_WRITTEN TASK_
Search the data below for the word "this" and copy each line that holds it.

_PROVIDED DATA_
═══

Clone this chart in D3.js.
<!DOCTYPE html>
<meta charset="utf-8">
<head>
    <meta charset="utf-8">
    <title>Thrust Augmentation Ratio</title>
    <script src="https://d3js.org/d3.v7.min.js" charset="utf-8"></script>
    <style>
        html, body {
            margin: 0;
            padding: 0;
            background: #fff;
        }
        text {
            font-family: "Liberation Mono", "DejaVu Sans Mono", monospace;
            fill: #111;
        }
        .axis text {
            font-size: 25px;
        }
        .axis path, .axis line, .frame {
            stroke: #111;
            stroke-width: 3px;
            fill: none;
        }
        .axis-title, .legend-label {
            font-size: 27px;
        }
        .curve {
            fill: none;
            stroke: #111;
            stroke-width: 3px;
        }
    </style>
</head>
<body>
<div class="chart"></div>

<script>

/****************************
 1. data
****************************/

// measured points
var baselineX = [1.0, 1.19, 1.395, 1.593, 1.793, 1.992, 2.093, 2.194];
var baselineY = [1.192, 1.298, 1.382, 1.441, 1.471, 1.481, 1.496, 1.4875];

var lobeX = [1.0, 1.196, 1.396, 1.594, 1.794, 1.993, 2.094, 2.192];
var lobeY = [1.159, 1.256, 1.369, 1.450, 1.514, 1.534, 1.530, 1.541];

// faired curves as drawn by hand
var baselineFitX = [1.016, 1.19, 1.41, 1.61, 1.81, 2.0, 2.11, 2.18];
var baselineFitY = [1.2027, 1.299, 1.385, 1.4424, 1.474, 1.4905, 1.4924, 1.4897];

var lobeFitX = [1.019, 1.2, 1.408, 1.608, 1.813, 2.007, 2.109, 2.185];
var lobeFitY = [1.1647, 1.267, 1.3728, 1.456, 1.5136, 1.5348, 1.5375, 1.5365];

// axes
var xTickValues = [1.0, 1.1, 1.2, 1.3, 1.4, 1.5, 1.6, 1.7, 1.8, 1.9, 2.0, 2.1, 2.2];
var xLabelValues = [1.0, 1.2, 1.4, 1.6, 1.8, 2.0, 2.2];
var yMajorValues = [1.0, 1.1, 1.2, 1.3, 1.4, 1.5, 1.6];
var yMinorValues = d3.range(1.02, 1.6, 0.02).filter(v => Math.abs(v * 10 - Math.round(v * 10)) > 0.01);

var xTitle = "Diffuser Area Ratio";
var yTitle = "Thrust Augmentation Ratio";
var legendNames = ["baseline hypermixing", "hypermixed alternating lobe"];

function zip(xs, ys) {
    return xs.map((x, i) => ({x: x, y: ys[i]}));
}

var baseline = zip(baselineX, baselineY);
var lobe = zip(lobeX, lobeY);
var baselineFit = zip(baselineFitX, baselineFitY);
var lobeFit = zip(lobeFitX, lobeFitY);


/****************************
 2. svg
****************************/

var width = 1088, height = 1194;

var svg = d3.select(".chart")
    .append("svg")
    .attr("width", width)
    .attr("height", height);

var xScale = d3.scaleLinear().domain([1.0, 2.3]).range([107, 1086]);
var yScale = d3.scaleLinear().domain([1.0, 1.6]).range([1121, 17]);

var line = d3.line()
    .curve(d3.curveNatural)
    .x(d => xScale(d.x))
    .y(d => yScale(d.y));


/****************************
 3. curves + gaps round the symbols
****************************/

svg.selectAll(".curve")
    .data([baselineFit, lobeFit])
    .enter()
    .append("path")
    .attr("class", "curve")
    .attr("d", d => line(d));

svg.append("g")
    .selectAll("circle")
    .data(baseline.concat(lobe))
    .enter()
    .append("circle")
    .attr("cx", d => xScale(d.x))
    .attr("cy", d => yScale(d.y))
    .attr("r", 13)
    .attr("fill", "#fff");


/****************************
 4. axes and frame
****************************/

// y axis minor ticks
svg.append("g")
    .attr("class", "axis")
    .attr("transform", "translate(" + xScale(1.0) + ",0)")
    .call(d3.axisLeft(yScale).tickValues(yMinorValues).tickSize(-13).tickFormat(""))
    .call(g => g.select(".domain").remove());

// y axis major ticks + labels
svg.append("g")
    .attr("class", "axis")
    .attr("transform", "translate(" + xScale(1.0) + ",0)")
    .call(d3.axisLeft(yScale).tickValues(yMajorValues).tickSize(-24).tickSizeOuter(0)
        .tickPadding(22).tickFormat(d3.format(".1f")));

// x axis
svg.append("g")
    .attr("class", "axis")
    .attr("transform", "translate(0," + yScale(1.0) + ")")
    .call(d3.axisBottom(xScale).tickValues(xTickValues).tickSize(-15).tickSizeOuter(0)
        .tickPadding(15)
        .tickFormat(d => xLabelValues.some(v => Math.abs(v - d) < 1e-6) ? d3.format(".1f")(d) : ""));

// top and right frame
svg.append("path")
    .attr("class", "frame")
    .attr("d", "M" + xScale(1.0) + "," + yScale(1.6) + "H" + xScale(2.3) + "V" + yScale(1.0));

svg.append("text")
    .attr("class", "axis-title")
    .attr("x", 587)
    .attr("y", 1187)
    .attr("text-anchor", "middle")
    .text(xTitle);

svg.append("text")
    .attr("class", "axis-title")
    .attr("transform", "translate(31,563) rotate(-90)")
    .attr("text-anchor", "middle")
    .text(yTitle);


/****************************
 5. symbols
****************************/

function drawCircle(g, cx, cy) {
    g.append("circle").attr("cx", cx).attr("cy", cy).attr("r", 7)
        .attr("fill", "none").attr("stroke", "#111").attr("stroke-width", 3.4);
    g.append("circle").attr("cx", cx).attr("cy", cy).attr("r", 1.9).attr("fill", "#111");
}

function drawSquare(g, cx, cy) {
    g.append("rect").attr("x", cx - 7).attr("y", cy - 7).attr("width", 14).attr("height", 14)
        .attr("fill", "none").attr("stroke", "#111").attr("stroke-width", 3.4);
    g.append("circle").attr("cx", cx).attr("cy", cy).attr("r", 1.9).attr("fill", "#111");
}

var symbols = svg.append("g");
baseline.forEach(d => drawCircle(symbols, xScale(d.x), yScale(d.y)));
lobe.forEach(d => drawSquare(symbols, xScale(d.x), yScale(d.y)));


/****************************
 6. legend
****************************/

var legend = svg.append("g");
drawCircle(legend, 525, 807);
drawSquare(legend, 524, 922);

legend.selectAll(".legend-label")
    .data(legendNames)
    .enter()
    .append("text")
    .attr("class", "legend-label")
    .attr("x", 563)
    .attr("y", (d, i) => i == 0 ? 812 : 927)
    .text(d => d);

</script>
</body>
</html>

═══

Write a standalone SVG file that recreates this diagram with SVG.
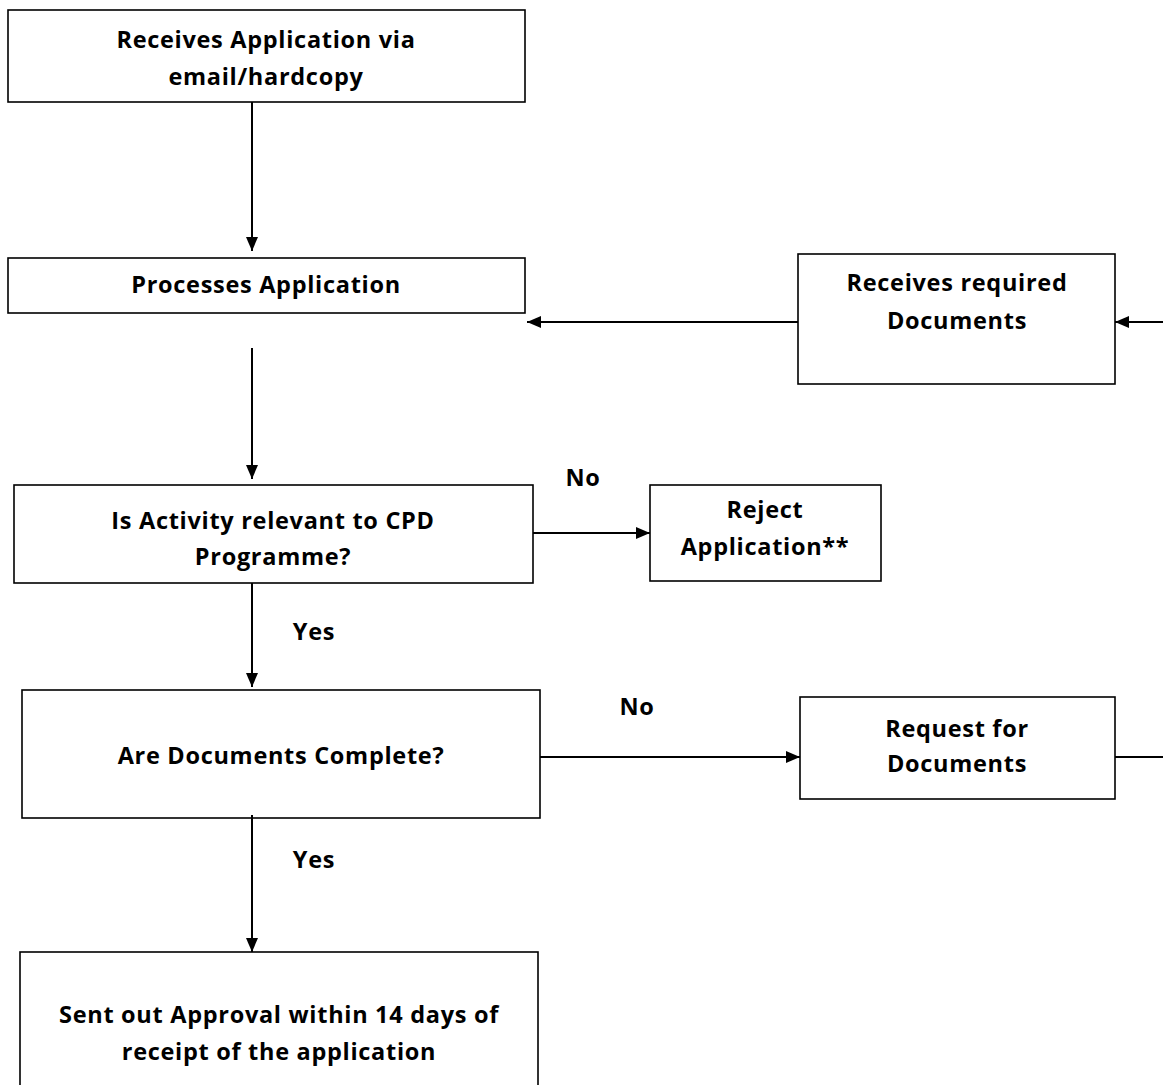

═══

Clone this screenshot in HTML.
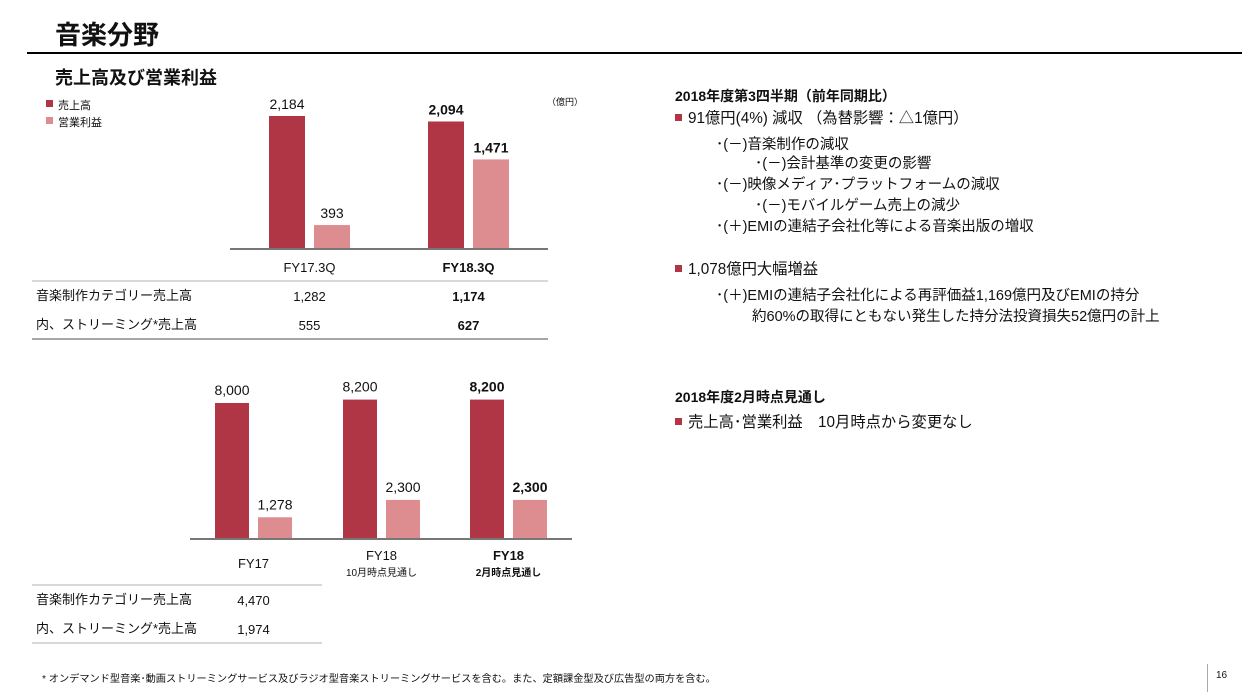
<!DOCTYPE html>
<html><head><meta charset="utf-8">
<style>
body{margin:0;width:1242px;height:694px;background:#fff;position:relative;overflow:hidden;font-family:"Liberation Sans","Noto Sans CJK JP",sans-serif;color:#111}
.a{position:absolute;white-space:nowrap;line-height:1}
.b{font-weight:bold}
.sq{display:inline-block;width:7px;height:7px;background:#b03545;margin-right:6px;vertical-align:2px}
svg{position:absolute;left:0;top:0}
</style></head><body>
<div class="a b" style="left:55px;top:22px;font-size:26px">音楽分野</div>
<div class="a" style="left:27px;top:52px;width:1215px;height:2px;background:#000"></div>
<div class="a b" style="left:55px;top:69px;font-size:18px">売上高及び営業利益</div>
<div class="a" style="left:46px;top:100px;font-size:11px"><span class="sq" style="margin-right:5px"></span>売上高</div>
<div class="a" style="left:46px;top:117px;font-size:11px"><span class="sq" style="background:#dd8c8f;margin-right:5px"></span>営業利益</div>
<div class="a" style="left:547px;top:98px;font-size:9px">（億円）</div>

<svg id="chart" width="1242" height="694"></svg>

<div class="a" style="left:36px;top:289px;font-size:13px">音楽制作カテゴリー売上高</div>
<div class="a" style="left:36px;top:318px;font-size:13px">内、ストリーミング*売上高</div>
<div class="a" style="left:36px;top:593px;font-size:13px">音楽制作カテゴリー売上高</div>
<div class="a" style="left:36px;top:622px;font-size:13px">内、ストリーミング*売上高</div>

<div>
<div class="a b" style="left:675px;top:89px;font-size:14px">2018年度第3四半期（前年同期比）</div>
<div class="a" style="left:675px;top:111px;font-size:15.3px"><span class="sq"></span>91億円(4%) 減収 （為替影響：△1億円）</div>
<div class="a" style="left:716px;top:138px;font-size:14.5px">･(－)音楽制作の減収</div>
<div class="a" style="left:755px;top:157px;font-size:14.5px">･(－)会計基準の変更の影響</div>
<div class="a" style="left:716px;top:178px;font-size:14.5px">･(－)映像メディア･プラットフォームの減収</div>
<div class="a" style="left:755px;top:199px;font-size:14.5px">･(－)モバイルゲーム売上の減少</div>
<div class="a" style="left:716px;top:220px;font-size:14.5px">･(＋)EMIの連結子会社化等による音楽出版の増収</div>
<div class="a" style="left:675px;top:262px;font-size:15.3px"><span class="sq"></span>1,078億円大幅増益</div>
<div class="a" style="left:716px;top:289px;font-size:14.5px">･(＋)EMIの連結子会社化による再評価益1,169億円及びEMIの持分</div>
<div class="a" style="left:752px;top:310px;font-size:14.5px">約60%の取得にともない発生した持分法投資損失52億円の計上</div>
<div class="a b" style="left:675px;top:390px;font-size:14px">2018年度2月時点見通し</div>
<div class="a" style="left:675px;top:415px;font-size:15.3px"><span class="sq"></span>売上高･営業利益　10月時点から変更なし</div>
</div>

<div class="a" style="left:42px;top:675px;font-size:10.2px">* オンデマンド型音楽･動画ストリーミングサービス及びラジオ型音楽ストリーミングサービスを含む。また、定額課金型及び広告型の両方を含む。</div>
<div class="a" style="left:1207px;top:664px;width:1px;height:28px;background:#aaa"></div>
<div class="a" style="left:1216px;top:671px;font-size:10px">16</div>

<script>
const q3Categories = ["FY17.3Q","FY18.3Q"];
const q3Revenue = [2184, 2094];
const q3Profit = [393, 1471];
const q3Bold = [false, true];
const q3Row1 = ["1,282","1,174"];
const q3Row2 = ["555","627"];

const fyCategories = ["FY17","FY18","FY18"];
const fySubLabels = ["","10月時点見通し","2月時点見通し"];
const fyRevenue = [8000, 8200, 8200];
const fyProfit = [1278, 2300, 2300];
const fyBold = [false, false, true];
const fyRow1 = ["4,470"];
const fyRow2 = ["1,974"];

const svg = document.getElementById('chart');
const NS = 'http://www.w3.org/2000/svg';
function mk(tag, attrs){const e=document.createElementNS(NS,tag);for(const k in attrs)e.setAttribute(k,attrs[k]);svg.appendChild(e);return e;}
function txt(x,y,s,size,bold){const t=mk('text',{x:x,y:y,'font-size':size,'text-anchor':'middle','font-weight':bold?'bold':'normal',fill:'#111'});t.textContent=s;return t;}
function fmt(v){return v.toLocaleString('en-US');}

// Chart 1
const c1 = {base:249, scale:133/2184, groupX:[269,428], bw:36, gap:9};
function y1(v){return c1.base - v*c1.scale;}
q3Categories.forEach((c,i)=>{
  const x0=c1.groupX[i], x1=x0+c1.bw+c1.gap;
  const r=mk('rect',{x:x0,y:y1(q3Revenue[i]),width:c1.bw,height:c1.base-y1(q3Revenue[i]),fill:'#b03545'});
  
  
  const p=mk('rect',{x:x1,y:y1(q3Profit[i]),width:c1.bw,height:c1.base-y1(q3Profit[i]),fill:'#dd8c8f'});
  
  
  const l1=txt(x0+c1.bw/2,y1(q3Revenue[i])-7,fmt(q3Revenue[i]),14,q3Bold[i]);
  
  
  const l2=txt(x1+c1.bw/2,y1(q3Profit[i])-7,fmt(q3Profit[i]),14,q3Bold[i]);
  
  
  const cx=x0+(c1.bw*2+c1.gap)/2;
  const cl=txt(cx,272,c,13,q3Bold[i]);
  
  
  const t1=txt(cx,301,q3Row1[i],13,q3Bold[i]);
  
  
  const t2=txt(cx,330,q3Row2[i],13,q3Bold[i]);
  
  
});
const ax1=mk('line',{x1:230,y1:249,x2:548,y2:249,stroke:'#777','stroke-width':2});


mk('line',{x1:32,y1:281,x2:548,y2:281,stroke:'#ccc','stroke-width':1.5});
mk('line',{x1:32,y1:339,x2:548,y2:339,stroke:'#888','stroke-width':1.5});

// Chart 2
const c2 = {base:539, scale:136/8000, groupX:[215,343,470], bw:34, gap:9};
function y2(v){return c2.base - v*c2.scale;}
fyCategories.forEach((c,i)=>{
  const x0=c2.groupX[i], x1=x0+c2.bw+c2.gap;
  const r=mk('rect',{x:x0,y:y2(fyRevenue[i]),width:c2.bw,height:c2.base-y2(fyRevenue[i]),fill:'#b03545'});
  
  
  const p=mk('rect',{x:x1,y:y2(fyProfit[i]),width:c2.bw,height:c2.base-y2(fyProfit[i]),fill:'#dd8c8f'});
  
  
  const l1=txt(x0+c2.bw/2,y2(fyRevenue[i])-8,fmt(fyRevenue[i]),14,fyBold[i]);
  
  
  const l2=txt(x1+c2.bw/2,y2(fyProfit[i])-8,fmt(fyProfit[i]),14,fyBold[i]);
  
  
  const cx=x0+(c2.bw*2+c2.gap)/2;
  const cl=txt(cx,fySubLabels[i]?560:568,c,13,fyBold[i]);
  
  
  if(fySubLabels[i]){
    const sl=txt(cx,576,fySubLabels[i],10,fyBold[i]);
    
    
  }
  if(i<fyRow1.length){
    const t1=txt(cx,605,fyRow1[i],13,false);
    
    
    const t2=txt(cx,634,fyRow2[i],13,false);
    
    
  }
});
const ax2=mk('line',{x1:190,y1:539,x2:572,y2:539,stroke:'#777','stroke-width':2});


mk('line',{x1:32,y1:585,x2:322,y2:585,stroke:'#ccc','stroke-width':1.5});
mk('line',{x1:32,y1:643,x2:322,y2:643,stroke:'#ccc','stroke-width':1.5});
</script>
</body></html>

═══

_CORRECT OUTPUT_
Clone this chart in D3.js.
Write a standalone SVG file that recreates this diagram with SVG.
Clone this screenshot in HTML.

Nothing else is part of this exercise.